The difficulty of protecting bond pads from environmental attack is acknowledged by Polak and others in “Protecting Electronic Components in Acidic and Basic Environment”, U.S. Pat. No. 6,030,684 issued Feb. 29, 2000. In the proposed process, electronic components are encapsulated in a modified fluorosilicone with an acid-base buffer dispersed within the polymeric material. Unfortunately, fluorosilicones can degrade RF performance of RF devices operating at high frequencies and can be difficult to remove.
Inorganic protective thin films such as silicon nitride or oxide that have been used to protect microsensor structures are disclosed in “Media Compatible Microsensor Structure and Methods of Manufacturing and Using the Same”, Maudie et al., U.S. Pat. No. 5,889,211 issued Mar. 30, 1999. The microsensor structure includes a microsensor package, a microsensor device, a leadframe, a connective wire, a leadframe, and an inorganic protective film formed on all or a portion of the exposed surfaces of the structure. The film or coating, which is vacuum-deposited, cannot be used with chip-on-board (COB) applications and is an expensive process, particularly when applied at the assembled device level.
A solution with selectively encapsulated bond pads has been proposed in “Micro Electro-Mechanical System Sensor with Selective Encapsulation and Method Therefor”, Monk et al., U.S. Pat. No. 6,401,545 issued Jun. 11, 2002. Monk and others use selective encapsulation in which a polymeric or wafer-bonded silicon dam is used to prevent the flow of encapsulant onto a micromachined pressure sensor diaphragm, while allowing the encapsulant to still protect the wirebonds and pads. This approach does not address the RF performance and repairability problems for COB applications. The selective encapsulation of the microelectromechanical system (MEMS) sensor protects wirebonds, while permitting the pressure sensor diaphragm to be exposed to ambient pressure without encumbrance or obstruction.
Petrovic and others describe protecting a MEMS pressure sensor with a hydrophobic and oleophobic polytetrafluoroethylene filter, alone or in combination with silicone encapsulation in “Physical Sensor Component”, European Patent Application EP 1,096,243 published May 2, 2001 and U.S. Patent Application US2002/0050170 published May 2, 2002. The housing of the physical sensor component has a cavity with a pressure sensor device mounted inside, and a chemically selective and physically selective filter overlying the cavity and separated from the pressure sensor device. While this approach is effective, it is not compatible with chip-on-board assembly applications and adds bulk.
A two-component encapsulation method that allows rework of an electronic module or removal of integrated circuits is described by Warren in “Top of Die Chip-on-Board Encapsulation”, U.S. Pat.

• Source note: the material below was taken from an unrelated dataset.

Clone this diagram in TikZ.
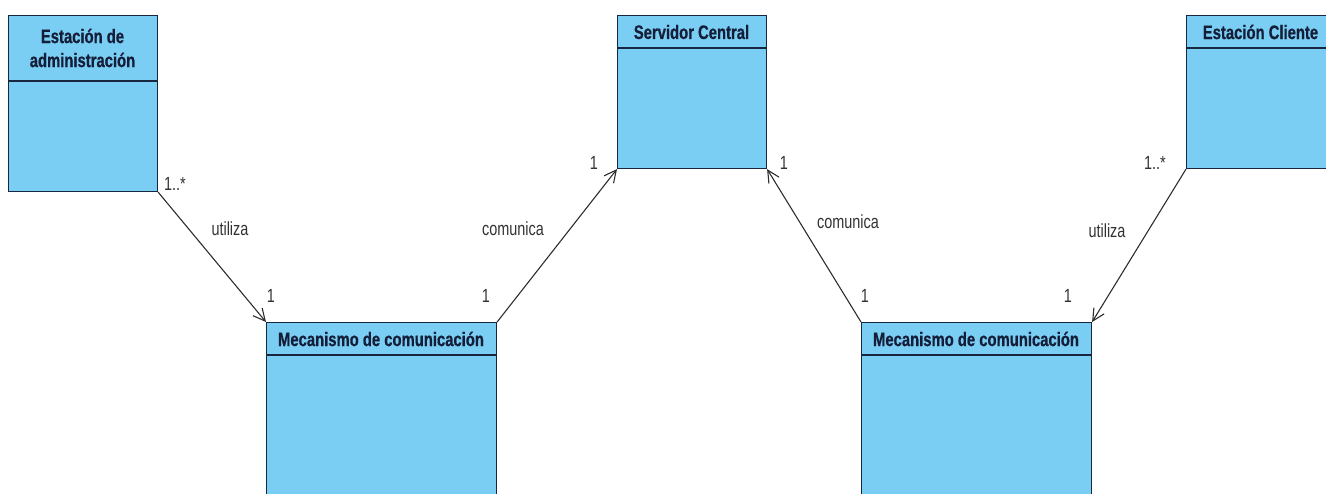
\documentclass[tikz,border=0pt]{standalone}
\usepackage{fontspec}
\setmainfont{Liberation Sans}
\newfontfamily\narrowfont[FakeStretch=0.76]{Liberation Sans}
\newfontfamily\narrowbold[FakeStretch=0.76,FakeBold=0.6]{Liberation Sans Bold}
\usetikzlibrary{arrows.meta}
\definecolor{classfill}{RGB}{122,206,244}
\definecolor{classline}{RGB}{24,38,64}
\definecolor{titletext}{RGB}{20,30,56}
\definecolor{assocline}{RGB}{45,45,45}
\definecolor{labeltext}{RGB}{50,50,50}
\begin{document}
\begin{tikzpicture}[x=1pt,y=-1pt,
  classbox/.style={draw=classline,fill=classfill,line width=1.1pt,anchor=north west,inner sep=0pt},
  classtitle/.style={font=\narrowbold\fontsize{19.5}{21}\selectfont,text=titletext,inner sep=0pt,anchor=center,align=center},
  divider/.style={draw=classline,line width=1.4pt},
  assoc/.style={draw=assocline,line width=1.1pt,-{Straight Barb[length=12pt,width=12pt,line width=1.1pt]}},
  role/.style={font=\narrowfont\fontsize{19}{21}\selectfont,text=labeltext,inner sep=0pt,anchor=center}]
\useasboundingbox (0,0) rectangle (1326,493);
\clip (0,0) rectangle (1326,493);

% classes
\node[classbox,minimum width=149pt,minimum height=176pt] (adm) at (8,15) {};
\node[classtitle] (admT) at (82.5,48) {Estación de\\[3pt]administración};
\draw[divider] (adm.west |- 0,81) -- (adm.east |- 0,81);

\node[classbox,minimum width=149pt,minimum height=153pt] (srv) at (617,15) {};
\node[classtitle] (srvT) at (691.5,32) {Servidor Central};
\draw[divider] (srv.west |- 0,48) -- (srv.east |- 0,48);

\node[classbox,minimum width=149pt,minimum height=153pt] (cli) at (1186,15) {};
\node[classtitle] (cliT) at (1260.5,32) {Estación Cliente};
\draw[divider] (cli.west |- 0,48) -- (cli.east |- 0,48);

\node[classbox,minimum width=230pt,minimum height=190pt] (mecA) at (266,322) {};
\node[classtitle] (mecAT) at (381,339) {Mecanismo de comunicación};
\draw[divider] (mecA.west |- 0,355) -- (mecA.east |- 0,355);

\node[classbox,minimum width=230pt,minimum height=190pt] (mecB) at (861,322) {};
\node[classtitle] (mecBT) at (976,339) {Mecanismo de comunicación};
\draw[divider] (mecB.west |- 0,355) -- (mecB.east |- 0,355);

% associations
\draw[assoc] (adm.south east) -- (mecA.north west);
\draw[assoc] (mecA.north east) -- (srv.south west);
\draw[assoc] (mecB.north west) -- (srv.south east);
\draw[assoc] (cli.south west) -- (mecB.north east);

% names and multiplicities
\node[role] (l1) at (175,184) {1..*};
\node[role] (l2) at (230,229) {utiliza};
\node[role] (l3) at (271,296) {1};

\node[role] (l4) at (486,296) {1};
\node[role] (l5) at (513,229) {comunica};
\node[role] (l6) at (594,163) {1};

\node[role] (l7) at (784,163) {1};
\node[role] (l8) at (848,222) {comunica};
\node[role] (l9) at (865,296) {1};

\node[role] (l10) at (1155,163) {1..*};
\node[role] (l11) at (1107,231) {utiliza};
\node[role] (l12) at (1068,296) {1};
\end{tikzpicture}
\end{document}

No. 5,951,813 issued Sep. 14, 1999. A first encapsulant is applied only to the bonds and pads on the die and a second more easily removed encapsulant is applied to the wire bond spans and wire bonds on the substrate. This more complex process is incompatible with MEMS sensing requirements and does not address the RF performance degradation problem for COB applications.
The copper surface of copper bond pads are generally not suitable as a terminal metal for packaging interconnections, and as a result, some manufacturers have coated the pads with other deposited metals such as palladium and nickel to reduce or eliminate voids in the copper or at the interface between the copper and the nickel. The copper bond pads may be activated with a thin layer of palladium in a palladium activation bath to allow deposition of a nickel layer thereon. One exemplary approach for coating copper bond pads is disclosed in “Method for Processing a Semiconductor Substrate Having a Copper Surface Disposed Thereon and Structure Formed”, Molla et al., U.S. Pat. No. 6,362,089 issued Mar. 26, 2002. A dual activation process is used to produce a semiconductor wafer having metal-coated copper bond pads. The bond pads are activated in a palladium bath, placed in a nickel-boron bath, and then coated with a layer of nickel-phosphorous or palladium. In this process, the nickel-phosphorous or palladium layer is optionally coated with a layer of gold for subsequent formation of solder balls or wirebonds thereon.
It would be beneficial to provide an improved method for passivating and protecting wire-bondable copper bond pads of integrated circuits, sensors and chip-on-board assemblies from corrosion without requiring an encapsulation material such as silicone. In addition, such a method would result in circuits, sensors and assemblies that do not require a complex cleaning process, have repairable and reworkable bond pads, have improved reliability of electrical connections to the integrated circuits, and do not have degraded RF performance. The method would accommodate full wafers or singulated die from various vendors with varied pad metallurgy. The method would accommodate analog and digital integrated circuits, memory die, RF die, sensor die, sensor assemblies, wireless assemblies, and electronic assemblies. The finish would be wire bondable and corrosion resistant. The desired approach would allow low-cost plastic packages to be used in some copper bond-pad applications that have previously required costly, hermetic ceramic packages, and would overcome the deficiencies and obstacles described above.